Monday, July 02, 2012

with the eternal words 'run fool!' tattooed on my arm

it has been 34 months and 18 countries since i first came to istanbul.  i've finished dozens of classes and lived in six different apartments.  i've seen more of this city than most people probably even knew existed.  and now its time to leave.

as its been said, this is not my final goodbye from the city.  i love it too much.  i love the location and i love the smell of chestnuts.  i'm taking a year to travel and i'm going to unpack my bags on four different continents this year.  when i come back i'll be ready to begin anew and set my eyes towards a different land; one which we all hail from.

i've been making plans for the first two months of my journal through nepal and whereas i've become very good at planning in recent times i feel like i've found my personal limits.  actually i dont know what i'm going to do when i arrive in new delhi and i have only vague ideas of how i'm going to get to the border of nepal.  i kind of like it that way.  ive made a promise to myself to never become frustrated on this journey but rather see life as it is; a constant flow.  something called me to travel to the land of the holy himalaya and i'll put myself under it's guidance.

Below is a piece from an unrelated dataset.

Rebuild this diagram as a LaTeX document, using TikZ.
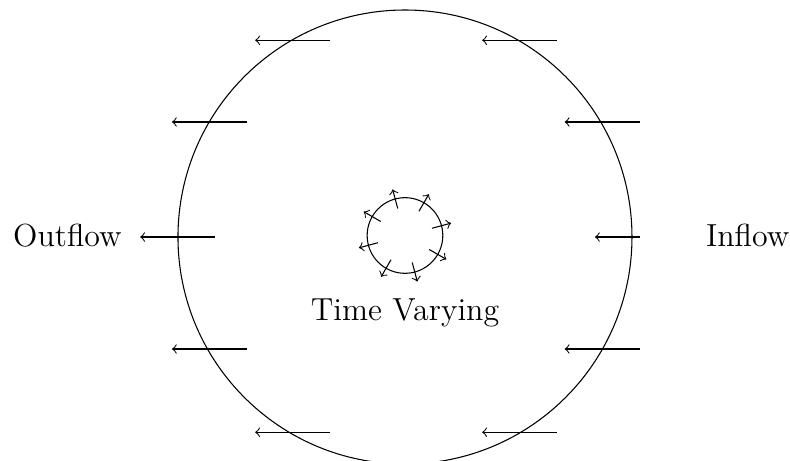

when i saw the days growing smaller i started to think that i should have a formal goodbye to the people i've come to know in recent history but they probably understand me better than that.  albeit cliche, i'm not big on goodbyes.  maybe thats just how things will be this time, i'll just vanish like i always do.

on the subject of those dear to me, i am overwhelmingly excited to see my tribe back home.  the distance between us has grown so great that i can hardly believe it.  i miss everybody so much and i can't wait to share our stories.  if things go well i'll be home twice this year, once in september and again for the holidays.  i can't wait to sit at the same corner of that bar downtown i always sit at while waiting to see my friends for the first time in seven months.  it will be a slower visit this time with more room for catching up; i have no work contract to return to.  i can watch september turn into october and as my internal clock prepares for the coming of autumn i will again leave and head south where it is just becoming spring.  my internal clock gave up on me long ago.  i still wake up having no idea where or when i am.

i'm a minimalist.  if you see the size of alice, my backpack, and how she is only 2/3 her capacity you would be baffled how one could wander off with so little.  its not a lesson i taught myself but a principal i've learned long ago from a dear friend of mine who i hope is reading this today, "never underestimate the power of simplicity".  those words have never lead me wrong and in fact have become the fabric of the sails from which i build my life.

this is just rambling to myself, the last of many esoteric messages that i always leave to this old publication before heading off into my adventures.  when i can write again i'll have traveled to a faraway land and started the first steps of a long journey.  be bold.